During reproduction processes such as electrophotography, it is necessary to charge a photoconductive surface of a photoreceptor member to a uniform level, which charge will subsequently be selectively dissipated by exposure to light. The non-discharged portions retain their charge in the form of a latent image on the photoconductive surface, and when subsequently brought into contact with toner material, will retain toner on the surface of the photoreceptor in the areas where the charge has not been dissipated. At a later time, a final support member, such as paper, transparencies, etc. may be brought into contact with the photoconductive surface, and a charge applied to the backside of the support material will attract toner on the photoconductive surface to the support material. The toner on the support material may then be fused thereto to provide a permanent image on the support material.
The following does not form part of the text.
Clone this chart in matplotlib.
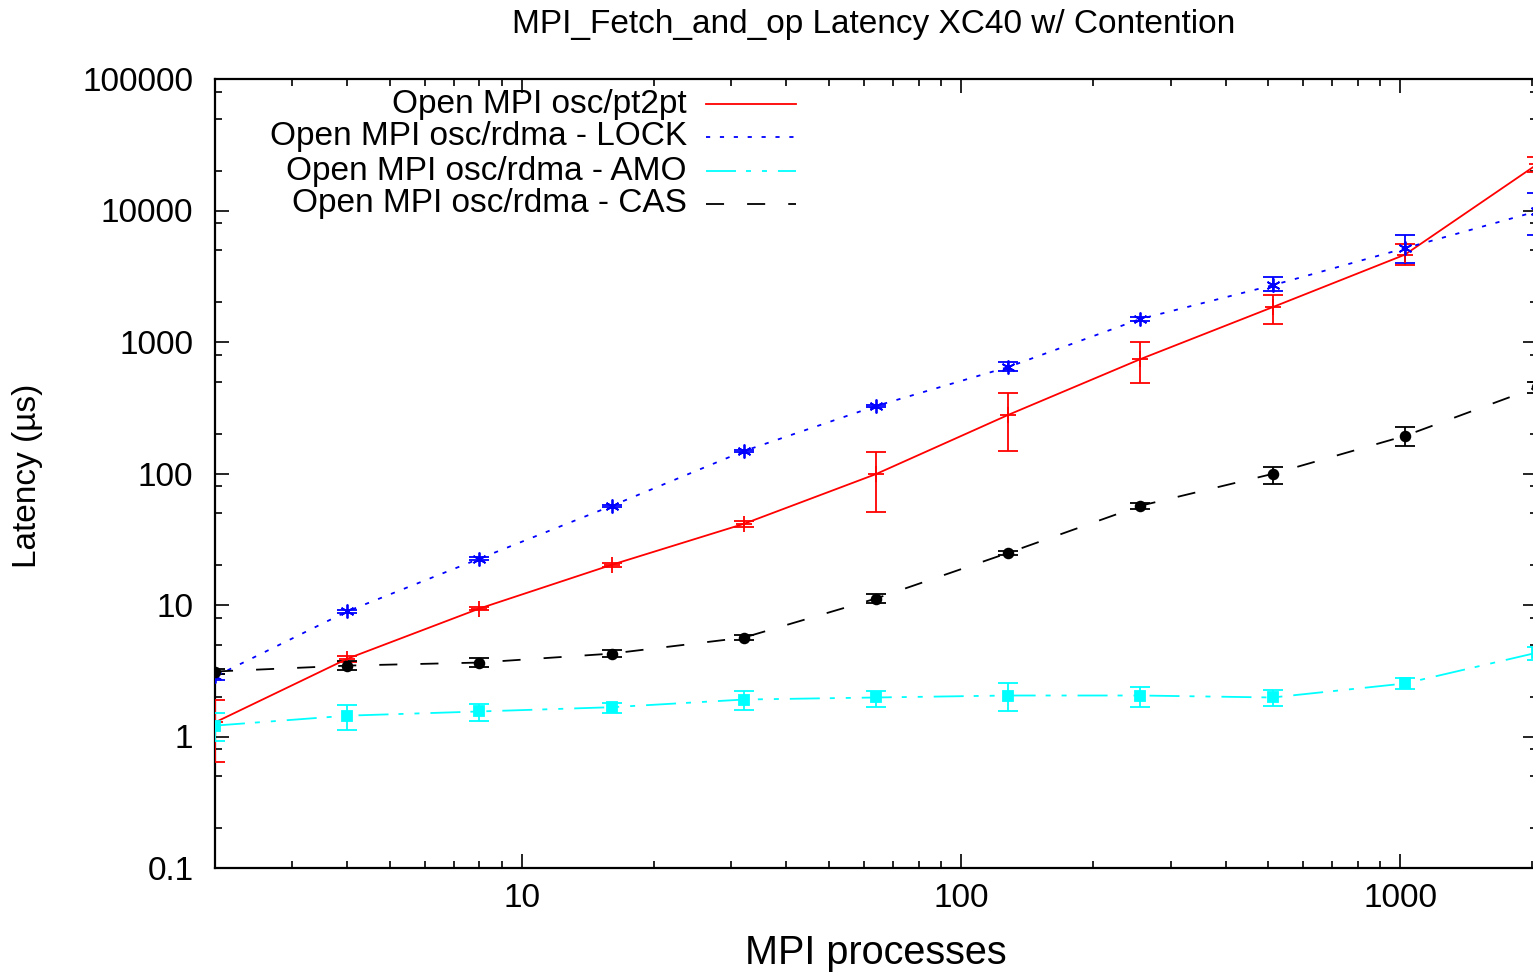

In the past, the primary method of charging a photoconductive surface of a photoreceptor member in an electrophotographic device to a uniform level has been to provide a corotron charging system including a corona discharging wire or needle arrangement closely adjacent to the photoreceptor and extending transversely across its path of travel in conjunction with a high voltage power supply generally operating at a level in the range of approximately .+-.5000 to 8000 volts. This arrangement, while commonly used, has significant drawbacks in that it requires an expensive power supply, creates significant amounts of ozone deleterious to the photoreceptor surface, and results in an undesirable high voltage potential across an air gap of about 0.5 inches which may be hazardous to users of the device. In a similar manner, contacting roller members may be used to apply a charge to the photoreceptor, as shown by U.S. Pat. Nos. 3,626,260, to Kimura et al and 4,380,384 to Ueno et al, IBM Technical Disclosure Bulletin, "Apparatus for Charging Xerographic Plates" by Randolph and Brookman, Vol. 8, No. 12, page 1729, (May 1966), and Proceedings of the National Electronics Conference, "High Speed Printing of Cathode Ray Tube Information by Electrostatic Photography Techniques" by Straughan and Mayer, Vol. 13, page 959, (1958). Such contacting roller arrangements must also be driven at relatively high voltages. Significant cost advantages may be obtainable if expensive power supply and ozone suppression requirements could be eliminated.
A potential substitute for such an arrangement is induction roll charging. Induction roll charging is known, for example, as shown in U.S. Pat. Nos. 3,684,364 to Schmidlin, 3,172,024 to Gundlach or 3,084,061 to Hall, in which a bias roller charging member is arranged in rolling engagement with a photoreceptor surface, applying a field to the photoconductor whereby charge is induced on the photoconductive surface by causing a migration of charge carriers from an injecting interface to an area adjacent the photoreceptor surface. Such a charging arrangement allows significant reductions in the voltage requirements of the system, to voltages levels on the order of -100 to -500 volts, and produce essentially no ozone. Additionally, since the charging operation of the bias roller arrangement is to induce current to flow from a hole injecting substrate layer underlying the photoconductive surface, there is only a minimal amount of leakage current drawn from the bias roller power supply. A bias roller charging arrangement may offer additional significant advantages over corotron charging methods if the arrangement can be provided with an alternating current power source with preferably line voltage output levels and operating frequency. However, problems in the use of an alternating current (A.C.) power source, described in Oliphant U.S. Pat. No. 3,147,415, including strobing or banding of the charge level induced along the photoconductive surface, create problems in the implementation of induction roll charging.